--- start of INFORMATION PROVIDED ---

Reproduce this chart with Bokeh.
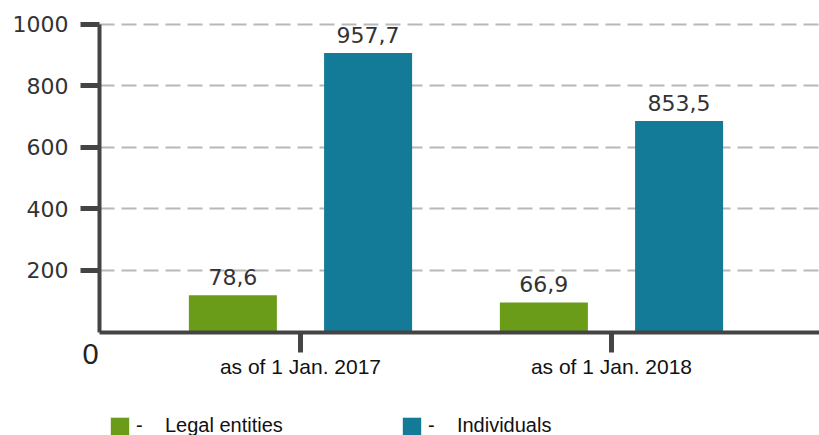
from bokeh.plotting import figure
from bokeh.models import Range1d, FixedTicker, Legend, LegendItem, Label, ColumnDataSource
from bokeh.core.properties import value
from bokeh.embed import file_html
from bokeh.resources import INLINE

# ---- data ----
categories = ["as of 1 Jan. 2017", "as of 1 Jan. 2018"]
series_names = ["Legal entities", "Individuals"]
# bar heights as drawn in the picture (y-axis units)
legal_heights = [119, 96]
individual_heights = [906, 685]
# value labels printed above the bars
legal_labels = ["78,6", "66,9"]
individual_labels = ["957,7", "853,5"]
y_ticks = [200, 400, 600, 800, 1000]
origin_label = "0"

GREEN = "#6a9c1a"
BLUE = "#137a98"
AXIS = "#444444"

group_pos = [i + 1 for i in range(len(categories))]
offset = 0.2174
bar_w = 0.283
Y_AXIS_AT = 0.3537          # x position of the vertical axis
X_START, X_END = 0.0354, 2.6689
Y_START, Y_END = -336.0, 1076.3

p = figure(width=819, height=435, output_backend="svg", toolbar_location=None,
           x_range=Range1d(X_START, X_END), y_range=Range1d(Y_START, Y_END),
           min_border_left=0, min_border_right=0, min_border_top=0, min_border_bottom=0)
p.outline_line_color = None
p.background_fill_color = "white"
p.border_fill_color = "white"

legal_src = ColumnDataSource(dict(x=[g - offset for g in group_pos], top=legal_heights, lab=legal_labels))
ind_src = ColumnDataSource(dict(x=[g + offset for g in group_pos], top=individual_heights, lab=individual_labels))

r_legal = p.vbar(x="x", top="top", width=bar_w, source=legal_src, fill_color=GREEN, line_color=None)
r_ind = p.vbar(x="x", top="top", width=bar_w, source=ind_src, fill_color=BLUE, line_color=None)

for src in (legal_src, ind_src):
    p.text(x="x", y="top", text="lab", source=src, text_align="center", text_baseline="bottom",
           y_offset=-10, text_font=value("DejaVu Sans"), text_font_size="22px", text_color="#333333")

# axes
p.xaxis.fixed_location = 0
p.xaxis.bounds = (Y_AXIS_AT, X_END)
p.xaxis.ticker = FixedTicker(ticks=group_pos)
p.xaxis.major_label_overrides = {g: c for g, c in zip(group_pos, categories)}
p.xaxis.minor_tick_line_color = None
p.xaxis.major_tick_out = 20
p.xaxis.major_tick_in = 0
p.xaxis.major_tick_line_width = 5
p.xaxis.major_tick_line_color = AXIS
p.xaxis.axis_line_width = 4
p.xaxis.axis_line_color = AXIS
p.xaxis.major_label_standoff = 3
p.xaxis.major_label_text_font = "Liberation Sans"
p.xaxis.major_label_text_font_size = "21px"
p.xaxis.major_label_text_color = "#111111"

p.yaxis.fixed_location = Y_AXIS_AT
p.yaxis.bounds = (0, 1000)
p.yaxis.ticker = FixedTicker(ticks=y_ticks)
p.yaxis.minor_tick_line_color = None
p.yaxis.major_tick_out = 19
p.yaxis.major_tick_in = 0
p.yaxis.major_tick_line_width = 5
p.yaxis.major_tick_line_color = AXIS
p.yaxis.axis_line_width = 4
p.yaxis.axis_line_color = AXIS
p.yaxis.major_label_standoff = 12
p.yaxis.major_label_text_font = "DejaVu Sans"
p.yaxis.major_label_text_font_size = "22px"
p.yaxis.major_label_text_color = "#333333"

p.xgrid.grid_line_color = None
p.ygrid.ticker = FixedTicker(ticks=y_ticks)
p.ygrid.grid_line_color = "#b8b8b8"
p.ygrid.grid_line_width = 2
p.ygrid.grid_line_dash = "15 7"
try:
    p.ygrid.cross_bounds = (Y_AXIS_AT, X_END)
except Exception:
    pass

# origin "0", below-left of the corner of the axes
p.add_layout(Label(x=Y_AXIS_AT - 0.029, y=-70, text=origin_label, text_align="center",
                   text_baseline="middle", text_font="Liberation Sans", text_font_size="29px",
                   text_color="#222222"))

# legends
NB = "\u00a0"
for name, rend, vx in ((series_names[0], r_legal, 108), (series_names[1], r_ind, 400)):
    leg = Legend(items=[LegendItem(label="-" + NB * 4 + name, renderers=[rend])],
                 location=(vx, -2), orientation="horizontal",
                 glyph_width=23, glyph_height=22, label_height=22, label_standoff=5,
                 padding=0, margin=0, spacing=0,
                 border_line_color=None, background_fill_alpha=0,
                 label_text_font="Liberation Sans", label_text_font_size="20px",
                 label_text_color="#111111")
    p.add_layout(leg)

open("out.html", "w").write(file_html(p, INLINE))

--- end of INFORMATION PROVIDED ---

> [GIVEN INSTRUCTION]: Write out exactly the opening lines of the data, stopping after the line that holds "from bokeh.resources import INLINE". Exclude pictures.

> [ANSWER TO THE PROBLEM]:
Reproduce this chart with Bokeh.
from bokeh.plotting import figure
from bokeh.models import Range1d, FixedTicker, Legend, LegendItem, Label, ColumnDataSource
from bokeh.core.properties import value
from bokeh.embed import file_html
from bokeh.resources import INLINE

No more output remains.